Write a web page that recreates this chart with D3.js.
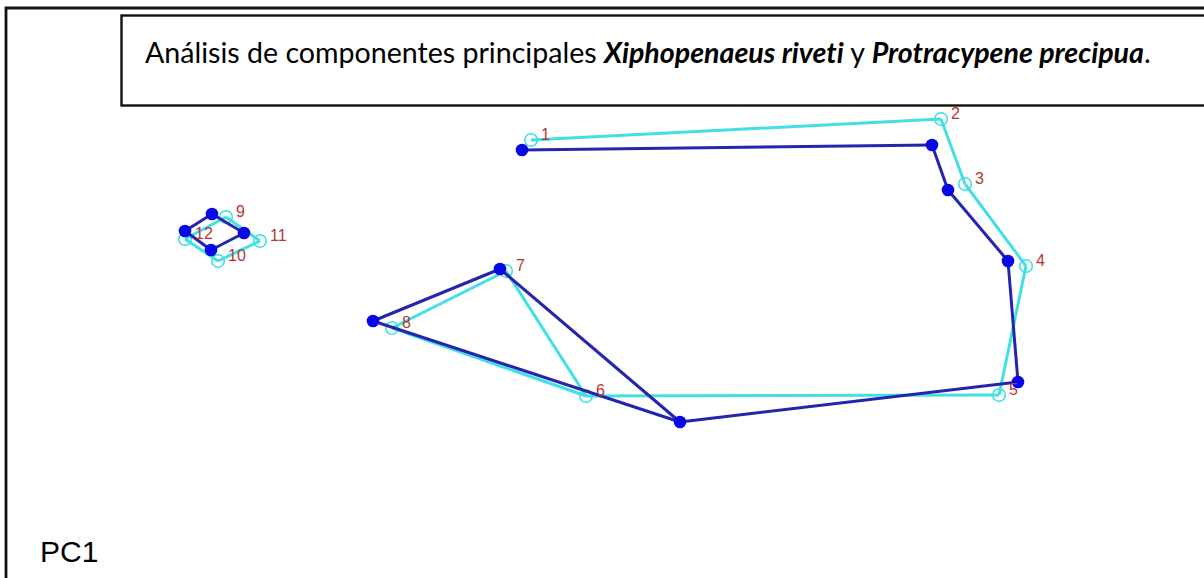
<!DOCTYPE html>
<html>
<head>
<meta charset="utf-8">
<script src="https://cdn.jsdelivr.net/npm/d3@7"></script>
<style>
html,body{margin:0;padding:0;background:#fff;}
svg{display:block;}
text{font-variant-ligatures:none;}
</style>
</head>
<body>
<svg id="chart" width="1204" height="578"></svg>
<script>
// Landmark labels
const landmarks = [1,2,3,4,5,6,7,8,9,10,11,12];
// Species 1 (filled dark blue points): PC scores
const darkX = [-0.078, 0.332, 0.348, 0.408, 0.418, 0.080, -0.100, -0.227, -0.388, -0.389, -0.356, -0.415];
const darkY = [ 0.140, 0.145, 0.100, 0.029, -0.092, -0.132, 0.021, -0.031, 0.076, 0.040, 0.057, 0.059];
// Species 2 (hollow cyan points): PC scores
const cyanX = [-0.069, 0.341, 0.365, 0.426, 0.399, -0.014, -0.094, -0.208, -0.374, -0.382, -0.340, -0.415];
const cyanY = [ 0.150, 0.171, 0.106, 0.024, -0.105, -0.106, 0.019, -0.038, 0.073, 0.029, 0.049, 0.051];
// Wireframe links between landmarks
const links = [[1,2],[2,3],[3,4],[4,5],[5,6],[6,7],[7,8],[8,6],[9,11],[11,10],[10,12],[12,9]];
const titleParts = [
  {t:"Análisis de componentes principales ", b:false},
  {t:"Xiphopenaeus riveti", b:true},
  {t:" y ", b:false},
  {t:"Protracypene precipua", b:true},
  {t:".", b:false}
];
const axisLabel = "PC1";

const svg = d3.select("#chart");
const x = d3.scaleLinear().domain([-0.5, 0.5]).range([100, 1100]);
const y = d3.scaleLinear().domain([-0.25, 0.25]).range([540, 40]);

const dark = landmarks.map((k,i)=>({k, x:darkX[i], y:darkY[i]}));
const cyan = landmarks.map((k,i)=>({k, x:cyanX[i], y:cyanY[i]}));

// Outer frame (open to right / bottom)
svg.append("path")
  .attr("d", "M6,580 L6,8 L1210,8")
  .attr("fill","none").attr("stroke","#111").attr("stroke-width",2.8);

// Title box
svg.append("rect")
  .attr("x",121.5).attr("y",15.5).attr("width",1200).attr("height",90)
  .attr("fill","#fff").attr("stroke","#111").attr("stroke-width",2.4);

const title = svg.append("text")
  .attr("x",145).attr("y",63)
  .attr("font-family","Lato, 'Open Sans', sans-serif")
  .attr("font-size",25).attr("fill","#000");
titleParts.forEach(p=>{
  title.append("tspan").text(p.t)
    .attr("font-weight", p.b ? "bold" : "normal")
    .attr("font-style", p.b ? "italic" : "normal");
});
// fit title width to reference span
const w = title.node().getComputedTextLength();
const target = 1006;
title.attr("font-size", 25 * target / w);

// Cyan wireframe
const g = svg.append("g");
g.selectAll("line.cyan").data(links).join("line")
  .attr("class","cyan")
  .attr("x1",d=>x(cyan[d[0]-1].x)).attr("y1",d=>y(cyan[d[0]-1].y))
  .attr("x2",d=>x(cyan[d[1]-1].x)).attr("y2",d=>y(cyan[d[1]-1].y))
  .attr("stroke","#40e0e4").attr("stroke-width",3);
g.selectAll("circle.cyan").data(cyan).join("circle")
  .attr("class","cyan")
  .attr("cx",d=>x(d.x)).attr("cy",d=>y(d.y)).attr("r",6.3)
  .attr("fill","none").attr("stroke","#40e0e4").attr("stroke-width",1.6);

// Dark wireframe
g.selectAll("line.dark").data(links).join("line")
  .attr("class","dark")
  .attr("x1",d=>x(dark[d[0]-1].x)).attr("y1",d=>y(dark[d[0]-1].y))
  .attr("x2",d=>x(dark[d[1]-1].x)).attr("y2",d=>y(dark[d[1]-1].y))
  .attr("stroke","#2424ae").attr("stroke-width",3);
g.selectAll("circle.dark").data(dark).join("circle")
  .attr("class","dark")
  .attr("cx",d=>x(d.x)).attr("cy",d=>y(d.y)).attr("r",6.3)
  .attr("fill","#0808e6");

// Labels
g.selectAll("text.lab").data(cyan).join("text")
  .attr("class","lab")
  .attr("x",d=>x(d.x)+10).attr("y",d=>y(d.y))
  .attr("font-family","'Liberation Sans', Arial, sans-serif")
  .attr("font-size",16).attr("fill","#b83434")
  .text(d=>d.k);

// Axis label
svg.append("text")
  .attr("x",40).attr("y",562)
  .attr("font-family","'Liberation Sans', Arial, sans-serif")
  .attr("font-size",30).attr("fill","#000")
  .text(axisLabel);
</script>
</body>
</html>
★ ★ ★
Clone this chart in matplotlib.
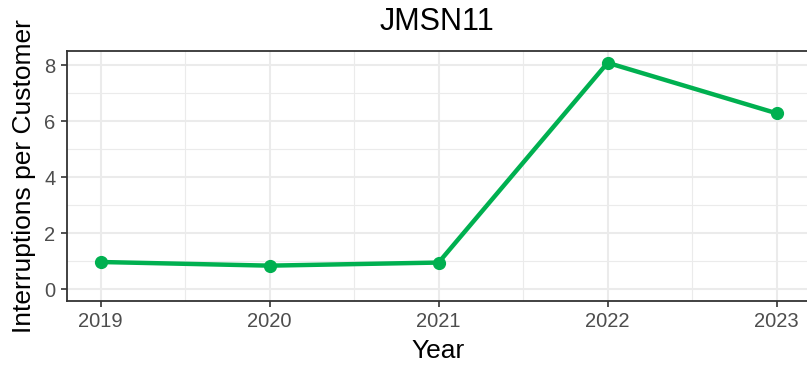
★ ★ ★
- **Short exercise**
Choose all lines containing the string "chart" and copy them out.

- **The response**
Write a web page that recreates this chart with D3.js.
<svg id="chart" width="1204" height="578"></svg>
const svg = d3.select("#chart");
Clone this chart in matplotlib.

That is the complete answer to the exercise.